◆ Instructions for the task
Please give back word for word the lines below, from the first one through the one with "p.yaxis.axis_label_standoff = 10".

[start]

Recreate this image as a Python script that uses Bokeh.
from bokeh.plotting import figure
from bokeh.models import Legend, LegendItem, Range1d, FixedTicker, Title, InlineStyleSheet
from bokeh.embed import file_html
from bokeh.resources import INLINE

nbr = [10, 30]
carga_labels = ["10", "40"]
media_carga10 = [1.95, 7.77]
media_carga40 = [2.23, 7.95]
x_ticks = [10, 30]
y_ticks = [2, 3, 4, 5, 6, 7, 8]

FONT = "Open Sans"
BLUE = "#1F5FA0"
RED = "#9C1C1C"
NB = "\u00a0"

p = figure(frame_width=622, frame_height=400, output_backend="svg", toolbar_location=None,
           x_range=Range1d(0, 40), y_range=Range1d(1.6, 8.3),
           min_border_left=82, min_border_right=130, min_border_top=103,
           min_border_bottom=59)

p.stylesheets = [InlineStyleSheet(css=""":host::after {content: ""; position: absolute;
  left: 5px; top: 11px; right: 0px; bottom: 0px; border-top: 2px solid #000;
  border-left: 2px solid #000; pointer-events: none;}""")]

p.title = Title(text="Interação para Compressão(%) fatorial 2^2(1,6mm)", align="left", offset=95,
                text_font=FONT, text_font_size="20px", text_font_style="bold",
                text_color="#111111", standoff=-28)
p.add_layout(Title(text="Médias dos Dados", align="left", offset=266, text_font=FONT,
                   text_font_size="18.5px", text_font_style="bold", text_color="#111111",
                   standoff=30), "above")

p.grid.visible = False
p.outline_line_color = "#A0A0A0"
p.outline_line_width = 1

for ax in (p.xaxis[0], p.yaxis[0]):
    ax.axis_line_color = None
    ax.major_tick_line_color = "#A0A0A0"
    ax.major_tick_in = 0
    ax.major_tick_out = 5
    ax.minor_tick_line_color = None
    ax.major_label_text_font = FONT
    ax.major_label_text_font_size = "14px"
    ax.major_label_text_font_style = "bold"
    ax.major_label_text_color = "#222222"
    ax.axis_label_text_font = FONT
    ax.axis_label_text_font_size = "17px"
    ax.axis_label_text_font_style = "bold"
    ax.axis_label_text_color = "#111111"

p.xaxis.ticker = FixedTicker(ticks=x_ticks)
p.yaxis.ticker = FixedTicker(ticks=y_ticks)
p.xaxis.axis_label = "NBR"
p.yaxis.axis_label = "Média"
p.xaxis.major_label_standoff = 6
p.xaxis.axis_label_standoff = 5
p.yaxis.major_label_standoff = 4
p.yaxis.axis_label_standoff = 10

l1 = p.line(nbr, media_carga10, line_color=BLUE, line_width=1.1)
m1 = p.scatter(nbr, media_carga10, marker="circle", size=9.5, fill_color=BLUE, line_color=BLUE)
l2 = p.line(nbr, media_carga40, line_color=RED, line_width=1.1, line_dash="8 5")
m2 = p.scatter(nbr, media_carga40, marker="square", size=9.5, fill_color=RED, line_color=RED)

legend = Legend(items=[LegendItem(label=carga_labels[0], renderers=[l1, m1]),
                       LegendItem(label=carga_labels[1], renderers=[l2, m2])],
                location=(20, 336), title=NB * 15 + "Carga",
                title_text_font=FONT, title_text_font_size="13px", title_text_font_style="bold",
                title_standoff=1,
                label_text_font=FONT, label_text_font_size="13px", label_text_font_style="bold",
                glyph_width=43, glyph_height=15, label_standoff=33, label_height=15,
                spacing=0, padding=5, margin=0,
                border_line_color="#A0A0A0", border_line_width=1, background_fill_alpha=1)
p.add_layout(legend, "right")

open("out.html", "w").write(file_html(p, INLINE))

[end]

◆ Completed task
Recreate this image as a Python script that uses Bokeh.
from bokeh.plotting import figure
from bokeh.models import Legend, LegendItem, Range1d, FixedTicker, Title, InlineStyleSheet
from bokeh.embed import file_html
from bokeh.resources import INLINE

nbr = [10, 30]
carga_labels = ["10", "40"]
media_carga10 = [1.95, 7.77]
media_carga40 = [2.23, 7.95]
x_ticks = [10, 30]
y_ticks = [2, 3, 4, 5, 6, 7, 8]

FONT = "Open Sans"
BLUE = "#1F5FA0"
RED = "#9C1C1C"
NB = "\u00a0"

p = figure(frame_width=622, frame_height=400, output_backend="svg", toolbar_location=None,
           x_range=Range1d(0, 40), y_range=Range1d(1.6, 8.3),
           min_border_left=82, min_border_right=130, min_border_top=103,
           min_border_bottom=59)

p.stylesheets = [InlineStyleSheet(css=""":host::after {content: ""; position: absolute;
  left: 5px; top: 11px; right: 0px; bottom: 0px; border-top: 2px solid #000;
  border-left: 2px solid #000; pointer-events: none;}""")]

p.title = Title(text="Interação para Compressão(%) fatorial 2^2(1,6mm)", align="left", offset=95,
                text_font=FONT, text_font_size="20px", text_font_style="bold",
                text_color="#111111", standoff=-28)
p.add_layout(Title(text="Médias dos Dados", align="left", offset=266, text_font=FONT,
                   text_font_size="18.5px", text_font_style="bold", text_color="#111111",
                   standoff=30), "above")

p.grid.visible = False
p.outline_line_color = "#A0A0A0"
p.outline_line_width = 1

for ax in (p.xaxis[0], p.yaxis[0]):
    ax.axis_line_color = None
    ax.major_tick_line_color = "#A0A0A0"
    ax.major_tick_in = 0
    ax.major_tick_out = 5
    ax.minor_tick_line_color = None
    ax.major_label_text_font = FONT
    ax.major_label_text_font_size = "14px"
    ax.major_label_text_font_style = "bold"
    ax.major_label_text_color = "#222222"
    ax.axis_label_text_font = FONT
    ax.axis_label_text_font_size = "17px"
    ax.axis_label_text_font_style = "bold"
    ax.axis_label_text_color = "#111111"

p.xaxis.ticker = FixedTicker(ticks=x_ticks)
p.yaxis.ticker = FixedTicker(ticks=y_ticks)
p.xaxis.axis_label = "NBR"
p.yaxis.axis_label = "Média"
p.xaxis.major_label_standoff = 6
p.xaxis.axis_label_standoff = 5
p.yaxis.major_label_standoff = 4
p.yaxis.axis_label_standoff = 10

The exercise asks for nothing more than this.